Anne Mari Rokstad, Ph.D.
University of Trondheim
My research within the CDP is on alginate capsules and their relation to the human immune system. More specifically, how the immune system responds to different capsule types. In this way, we can determine capsules that are well tolerated by the human body as well as determine which factors that might lead to non-functional capsules. Our final capsule choice should be well accepted by the immune system upon transplantation. I believe these studies also lead us to the most functional capsule for the transplanted islets.
The purpose of the alginate capsules is to protect the transplanted islets against the host immune system. In this way it might be possible to reduce or avoid the use of immune suppressants. What motivates my in my work is to help build a future where there is a possibility for improved life quality for the patients treated with functional capsules.
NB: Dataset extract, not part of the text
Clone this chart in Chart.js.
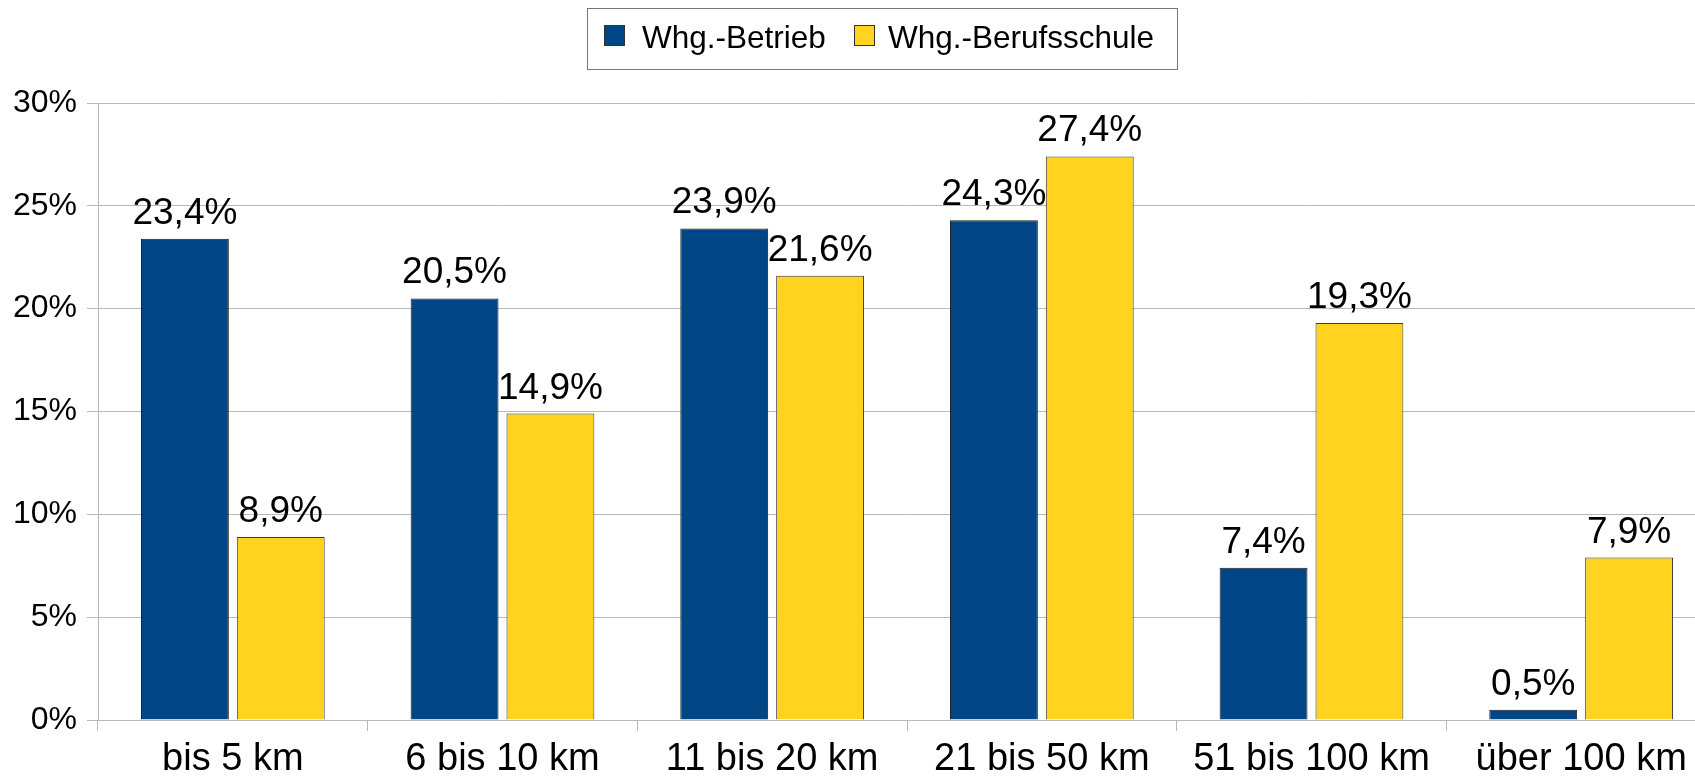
<!DOCTYPE html>
<html>
<head>
<meta charset="utf-8">
<script src="https://cdn.jsdelivr.net/npm/chart.js@4/dist/chart.umd.min.js"></script>
<style>
  html, body { margin: 0; padding: 0; background: #fff; overflow: hidden; }
  #wrap { width: 1716px; height: 776px; }
</style>
</head>
<body>
<div id="wrap"><canvas id="c" width="1716" height="776"></canvas></div>
<script>
const categories = ["bis 5 km", "6 bis 10 km", "11 bis 20 km", "21 bis 50 km", "51 bis 100 km", "über 100 km"];
const seriesNames = ["Whg.-Betrieb", "Whg.-Berufsschule"];
const betrieb = [23.4, 20.5, 23.9, 24.3, 7.4, 0.5];
const berufsschule = [8.9, 14.9, 21.6, 27.4, 19.3, 7.9];
const yTicks = [0, 5, 10, 15, 20, 25, 30];

const FONT = "'Liberation Sans', Arial, sans-serif";
const GRID = "#b8b8b8";
const colors = ["#004586", "#ffd320"];

function fmt(v) { return v.toFixed(1).replace('.', ',') + '%'; }

const valueLabels = {
  id: 'valueLabels',
  afterDatasetsDraw(chart) {
    const ctx = chart.ctx;
    ctx.save();
    ctx.font = "37px " + FONT;
    ctx.fillStyle = "#000";
    ctx.textAlign = "center";
    ctx.textBaseline = "alphabetic";
    chart.data.datasets.forEach((ds, di) => {
      const meta = chart.getDatasetMeta(di);
      meta.data.forEach((bar, i) => {
        ctx.fillText(fmt(ds.data[i]), bar.x, bar.y - 15);
      });
    });
    ctx.restore();
  }
};

const boxLegend = {
  id: 'boxLegend',
  afterDraw(chart) {
    const ctx = chart.ctx;
    ctx.save();
    ctx.strokeStyle = "#777";
    ctx.lineWidth = 1;
    ctx.strokeRect(587.5, 8.5, 590, 61);
    const sw = [604, 854];
    const tx = [642, 888];
    ctx.font = "31.5px " + FONT;
    ctx.textBaseline = "alphabetic";
    ctx.textAlign = "left";
    chart.data.datasets.forEach((ds, i) => {
      ctx.fillStyle = ds.backgroundColor;
      ctx.fillRect(sw[i], 25, 21, 21);
      ctx.strokeStyle = "#333";
      ctx.strokeRect(sw[i] + 0.5, 25.5, 20, 20);
      ctx.fillStyle = "#000";
      ctx.fillText(ds.label, tx[i], 48);
    });
    ctx.restore();
  }
};

new Chart(document.getElementById('c'), {
  type: 'bar',
  data: {
    labels: categories,
    datasets: [
      { label: seriesNames[0], data: betrieb, backgroundColor: colors[0], borderColor: "#1a1a1a", borderWidth: 1,
        categoryPercentage: 0.711, barPercentage: 0.9167 },
      { label: seriesNames[1], data: berufsschule, backgroundColor: colors[1], borderColor: "#3a3a3a", borderWidth: 1,
        categoryPercentage: 0.711, barPercentage: 0.9167 }
    ]
  },
  options: {
    responsive: false,
    animation: false,
    devicePixelRatio: 1,
    layout: { padding: { top: 103, right: 0, left: 0, bottom: 0 } },
    plugins: {
      legend: { display: false },
      tooltip: { enabled: false }
    },
    scales: {
      x: {
        grid: { display: true, drawOnChartArea: false, drawTicks: true, tickLength: 11, color: GRID, offset: true },
        border: { display: true, color: GRID, width: 1 },
        ticks: { color: "#000", font: { family: FONT, size: 38 }, padding: 6, maxRotation: 0, autoSkip: false },
        afterFit(axis) { axis.height = 56; }
      },
      y: {
        min: 0, max: 30,
        afterBuildTicks(axis) { axis.ticks = yTicks.map(v => ({ value: v })); },
        grid: { color: GRID, tickLength: 11, drawTicks: true },
        border: { display: true, color: GRID, width: 1 },
        ticks: { color: "#000", font: { family: FONT, size: 32 }, padding: 10, callback: v => v + '%' },
        afterFit(axis) { axis.width = 98; }
      }
    }
  },
  plugins: [valueLabels, boxLegend]
});
</script>
</body>
</html>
I started working within the CDP in 2008, establishing a human whole blood model for capsule studies. I have also performed studies with non-human primate (NHP) whole blood in Dr. Oberholzer’s lab in Chicago. These studies have impacted the choice of NHP models. The hard working spirit within the CDP, the constructive scientific discussions, and all the friendly people is really stimulating and makes me believe that a functional cure for diabetes by use of capsules is achievable.
I am a scientist at the Norwegian University of Science and Technology (NTNU) in Trondheim, Norway. I am also a member of the Trondheim Bioencapsulation Group, which altogether have competence on alginate and encapsulation technology, cell biology, immunology and endocrinology. In addition to immunological studies, my previous focus has been on cell functioning in relation to alginate encapsulation. I attained a PhD on these topics in 2006, and thus have several years of experience within the encapsulation field. Currently, I have a research position including teaching duties financed by “Helse Midt Norge-NTNU” in Norway.